Patience & True Artistry with Rafael Dante
When I first came across Rafael Dante's work, I was warped back to my childhood when I would purchase X-MEN comics at local bookstores in Portland, OR. My appreciation for each artist's interpretation and creativity with the drawing of the human form was developed during those years. Rafael's art style is gestural yet acute with lines and angles that invite the viewer into his vibrant universe. The influence from the comic book style is apparent, but so are traces of street art paired with technical approaches of watercolor and line drawing.
Dante is a professional designer and artist who has worked on everything from beautiful interactive websites to installations and murals. He created a series called "Too Many Boxes" when he first moved to Venice. The pieces were all created on slabs of cardboard that came from the boxes of household items such as plasma TVs and bookshelves. Dante's proficiency in various mediums stems from his experimentation of different materials that inspire his creativity.

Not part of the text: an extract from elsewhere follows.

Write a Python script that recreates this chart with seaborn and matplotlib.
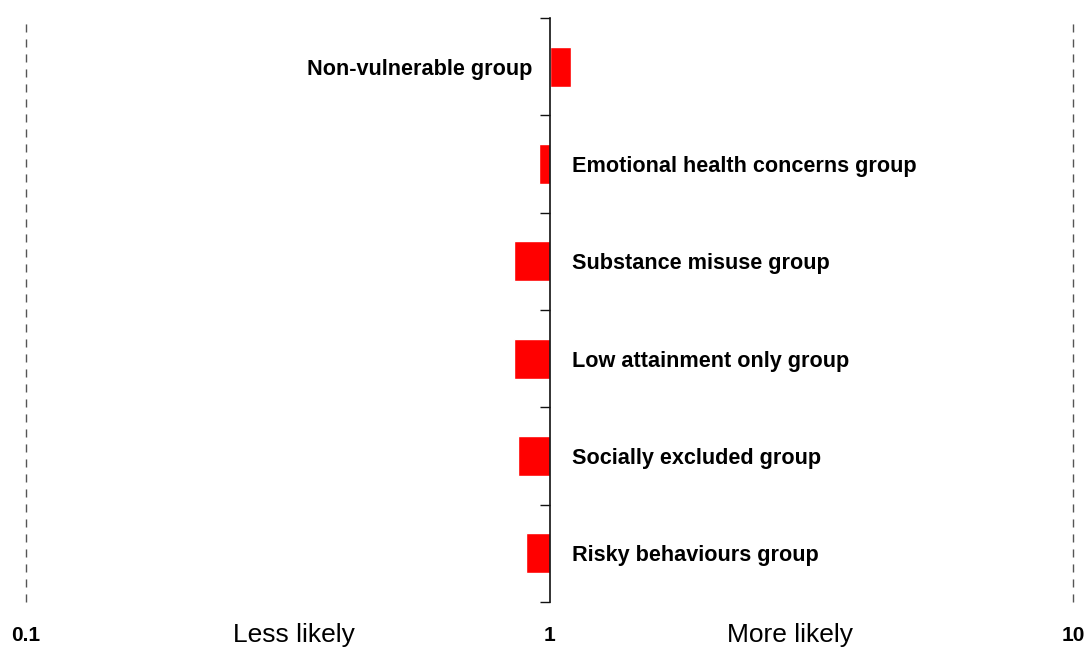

It's very apparent to me that Rafael is an experienced artist. He mentions that becoming an artist is an ongoing process that is derived from hard work, self improvement, and skill. He doesn't believe in "God-given talents", but rather experience and motivation. Raised in Brazil, Rafael started drawing when he was 9 years old (He's 32 years old now). He attended various art schools and learned from some of the best animators and artists. This is why he stresses the importance of having influential people following your work. "You can't just learn to be an artist by yourself," he says.
Rafael's body of work is extensive, so it might seem daunting for beginners who come across his portfolio. He mentions that age isn't important and that if one wants to draw, they simply need to start now and draw every single day. Many of his drawings don't even see the light of day in terms of a proper release in an art exhibit, or being shared via social media – they're created only for himself.
"Art is what I do. It's who I am," Rafael says as he carefully lays down traces of ink to his latest piece. He then takes us outside to show us around the Venice pier while he draws into his sketch book. The sun is out and the weather is near perfect. I ask him what's next for him, but he's not focused on what's ahead in terms of his career. He's right where he wants to be, creating whatever comes to his mind: years of experiences and growth of becoming an artist poured onto a blank page.